>> START Information provided
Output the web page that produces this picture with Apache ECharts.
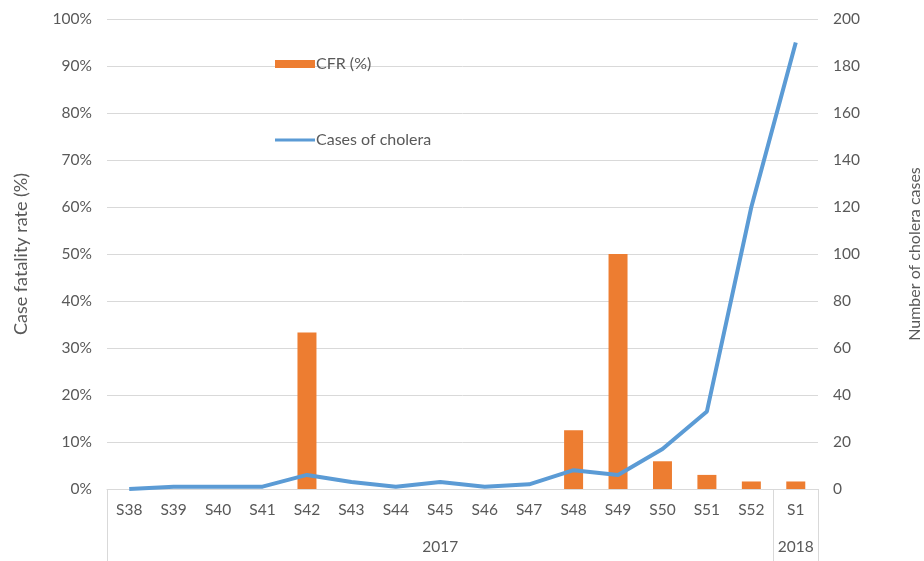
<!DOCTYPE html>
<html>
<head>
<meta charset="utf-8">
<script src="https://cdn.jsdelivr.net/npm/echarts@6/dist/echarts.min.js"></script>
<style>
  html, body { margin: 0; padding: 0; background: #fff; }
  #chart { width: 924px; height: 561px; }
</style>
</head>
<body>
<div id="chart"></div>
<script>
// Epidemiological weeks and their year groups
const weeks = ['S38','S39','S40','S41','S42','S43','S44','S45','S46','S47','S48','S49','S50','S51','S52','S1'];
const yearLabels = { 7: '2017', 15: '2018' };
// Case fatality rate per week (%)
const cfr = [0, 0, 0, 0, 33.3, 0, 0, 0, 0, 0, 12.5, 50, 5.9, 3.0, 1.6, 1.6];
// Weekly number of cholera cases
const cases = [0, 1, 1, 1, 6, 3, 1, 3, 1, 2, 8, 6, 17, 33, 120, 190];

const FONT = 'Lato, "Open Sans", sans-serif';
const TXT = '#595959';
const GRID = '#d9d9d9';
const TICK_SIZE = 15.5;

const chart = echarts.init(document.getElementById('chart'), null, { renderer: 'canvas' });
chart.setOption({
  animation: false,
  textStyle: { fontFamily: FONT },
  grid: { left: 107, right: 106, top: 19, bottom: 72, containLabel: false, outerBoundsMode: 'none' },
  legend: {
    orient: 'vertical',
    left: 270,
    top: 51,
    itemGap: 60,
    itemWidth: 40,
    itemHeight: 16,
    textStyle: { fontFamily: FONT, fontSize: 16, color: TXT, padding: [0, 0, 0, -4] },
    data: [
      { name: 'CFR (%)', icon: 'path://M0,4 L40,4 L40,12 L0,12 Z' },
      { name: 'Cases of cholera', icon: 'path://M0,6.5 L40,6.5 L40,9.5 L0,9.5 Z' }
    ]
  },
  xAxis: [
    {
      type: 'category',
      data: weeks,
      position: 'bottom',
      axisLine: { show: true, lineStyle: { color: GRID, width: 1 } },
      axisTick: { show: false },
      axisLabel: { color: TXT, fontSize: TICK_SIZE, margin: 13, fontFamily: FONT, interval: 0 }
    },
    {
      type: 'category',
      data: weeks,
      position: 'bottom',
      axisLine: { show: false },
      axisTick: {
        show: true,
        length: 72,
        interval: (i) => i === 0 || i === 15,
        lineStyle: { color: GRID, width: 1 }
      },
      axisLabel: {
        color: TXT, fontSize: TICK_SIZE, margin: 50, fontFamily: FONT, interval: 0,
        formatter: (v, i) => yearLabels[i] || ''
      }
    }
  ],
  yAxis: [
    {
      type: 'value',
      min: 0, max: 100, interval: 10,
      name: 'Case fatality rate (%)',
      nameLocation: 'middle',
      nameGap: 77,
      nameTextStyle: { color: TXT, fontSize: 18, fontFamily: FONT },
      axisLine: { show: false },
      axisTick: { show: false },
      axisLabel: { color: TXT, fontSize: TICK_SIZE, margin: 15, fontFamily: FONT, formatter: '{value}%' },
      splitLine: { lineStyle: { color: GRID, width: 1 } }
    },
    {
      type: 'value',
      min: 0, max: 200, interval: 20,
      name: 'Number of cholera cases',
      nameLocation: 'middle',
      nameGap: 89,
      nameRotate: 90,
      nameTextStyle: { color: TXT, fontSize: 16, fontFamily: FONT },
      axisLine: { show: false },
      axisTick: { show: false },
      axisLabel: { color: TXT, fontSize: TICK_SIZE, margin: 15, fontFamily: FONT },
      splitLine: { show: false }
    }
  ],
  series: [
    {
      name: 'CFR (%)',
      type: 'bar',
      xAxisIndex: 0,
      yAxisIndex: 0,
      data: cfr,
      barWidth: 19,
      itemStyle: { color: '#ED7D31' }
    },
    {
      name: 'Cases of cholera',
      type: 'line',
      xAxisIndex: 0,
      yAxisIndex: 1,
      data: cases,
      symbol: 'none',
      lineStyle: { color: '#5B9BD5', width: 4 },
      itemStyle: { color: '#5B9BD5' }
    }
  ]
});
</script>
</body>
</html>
>> END Information provided
Repeat the listing above exactly, with no pictures.

Output the web page that produces this picture with Apache ECharts.
<!DOCTYPE html>
<html>
<head>
<meta charset="utf-8">
<script src="https://cdn.jsdelivr.net/npm/echarts@6/dist/echarts.min.js"></script>
<style>
  html, body { margin: 0; padding: 0; background: #fff; }
  #chart { width: 924px; height: 561px; }
</style>
</head>
<body>
<div id="chart"></div>
<script>
// Epidemiological weeks and their year groups
const weeks = ['S38','S39','S40','S41','S42','S43','S44','S45','S46','S47','S48','S49','S50','S51','S52','S1'];
const yearLabels = { 7: '2017', 15: '2018' };
// Case fatality rate per week (%)
const cfr = [0, 0, 0, 0, 33.3, 0, 0, 0, 0, 0, 12.5, 50, 5.9, 3.0, 1.6, 1.6];
// Weekly number of cholera cases
const cases = [0, 1, 1, 1, 6, 3, 1, 3, 1, 2, 8, 6, 17, 33, 120, 190];

const FONT = 'Lato, "Open Sans", sans-serif';
const TXT = '#595959';
const GRID = '#d9d9d9';
const TICK_SIZE = 15.5;

const chart = echarts.init(document.getElementById('chart'), null, { renderer: 'canvas' });
chart.setOption({
  animation: false,
  textStyle: { fontFamily: FONT },
  grid: { left: 107, right: 106, top: 19, bottom: 72, containLabel: false, outerBoundsMode: 'none' },
  legend: {
    orient: 'vertical',
    left: 270,
    top: 51,
    itemGap: 60,
    itemWidth: 40,
    itemHeight: 16,
    textStyle: { fontFamily: FONT, fontSize: 16, color: TXT, padding: [0, 0, 0, -4] },
    data: [
      { name: 'CFR (%)', icon: 'path://M0,4 L40,4 L40,12 L0,12 Z' },
      { name: 'Cases of cholera', icon: 'path://M0,6.5 L40,6.5 L40,9.5 L0,9.5 Z' }
    ]
  },
  xAxis: [
    {
      type: 'category',
      data: weeks,
      position: 'bottom',
      axisLine: { show: true, lineStyle: { color: GRID, width: 1 } },
      axisTick: { show: false },
      axisLabel: { color: TXT, fontSize: TICK_SIZE, margin: 13, fontFamily: FONT, interval: 0 }
    },
    {
      type: 'category',
      data: weeks,
      position: 'bottom',
      axisLine: { show: false },
      axisTick: {
        show: true,
        length: 72,
        interval: (i) => i === 0 || i === 15,
        lineStyle: { color: GRID, width: 1 }
      },
      axisLabel: {
        color: TXT, fontSize: TICK_SIZE, margin: 50, fontFamily: FONT, interval: 0,
        formatter: (v, i) => yearLabels[i] || ''
      }
    }
  ],
  yAxis: [
    {
      type: 'value',
      min: 0, max: 100, interval: 10,
      name: 'Case fatality rate (%)',
      nameLocation: 'middle',
      nameGap: 77,
      nameTextStyle: { color: TXT, fontSize: 18, fontFamily: FONT },
      axisLine: { show: false },
      axisTick: { show: false },
      axisLabel: { color: TXT, fontSize: TICK_SIZE, margin: 15, fontFamily: FONT, formatter: '{value}%' },
      splitLine: { lineStyle: { color: GRID, width: 1 } }
    },
    {
      type: 'value',
      min: 0, max: 200, interval: 20,
      name: 'Number of cholera cases',
      nameLocation: 'middle',
      nameGap: 89,
      nameRotate: 90,
      nameTextStyle: { color: TXT, fontSize: 16, fontFamily: FONT },
      axisLine: { show: false },
      axisTick: { show: false },
      axisLabel: { color: TXT, fontSize: TICK_SIZE, margin: 15, fontFamily: FONT },
      splitLine: { show: false }
    }
  ],
  series: [
    {
      name: 'CFR (%)',
      type: 'bar',
      xAxisIndex: 0,
      yAxisIndex: 0,
      data: cfr,
      barWidth: 19,
      itemStyle: { color: '#ED7D31' }
    },
    {
      name: 'Cases of cholera',
      type: 'line',
      xAxisIndex: 0,
      yAxisIndex: 1,
      data: cases,
      symbol: 'none',
      lineStyle: { color: '#5B9BD5', width: 4 },
      itemStyle: { color: '#5B9BD5' }
    }
  ]
});
</script>
</body>
</html>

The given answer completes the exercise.